We need to tell distros to patch https://gitlab.freedesktop.org/gstreamer/gst-plugins-bad/merge_requests/427 anyway so we can do both at the same time. I'm still seeing regular web process deadlocks in Ephy Tech Preview, despairing, and surprise! it's still this old bug because the fix was never released. Would be much better to get GStreamer upstream to make new releases, of course.

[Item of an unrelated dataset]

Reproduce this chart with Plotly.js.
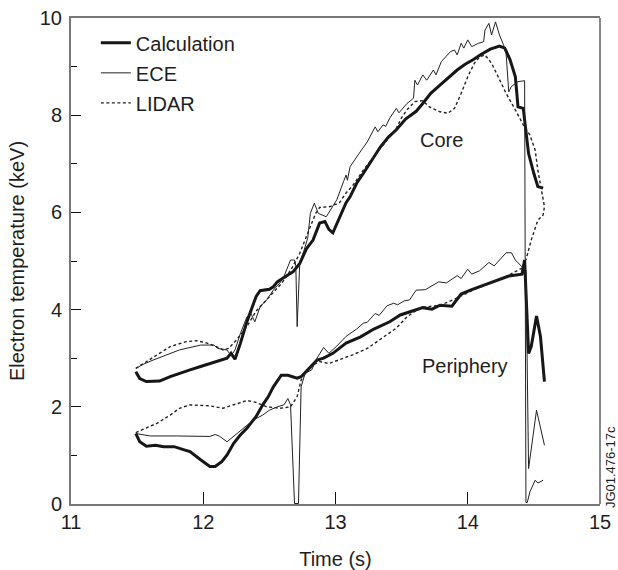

(In reply to Carlos Garcia Campos from comment #19) > It's a huge pain, but it's reasonable to keep backwards compatibility. We > could start by applying the patch in the stable branch only, to ensure > everybody can update to 2.26.1 without having to do anything else. Then we > notify distros that a patch in gst 1.14 is needed, and once the patch si > applied, we revert the patch in stable, land this one in trunk and backport > it to stable. We agreed to revert Alicia's work in 2.26 branch, so no changes will be needed for stable. For trunk, I think the simplest solution is to just close this bug. We tell distros they should apply the necessary gstreamer patch and also give them a patch to drop the build requirement back to 1.14, which they can apply if they also use the gstreamer patch. But upstream we need to require 1.16, because GStreamer developers have EOLed 1.14 and will not accept the patch. And I don't think it's reasonable to ask Alicia to keep the old codepath around in trunk. This way we can save Alicia from doing a bunch of extra work.
This isn't an issue anymore because the old MSE backend is back in trunk and in 2.26.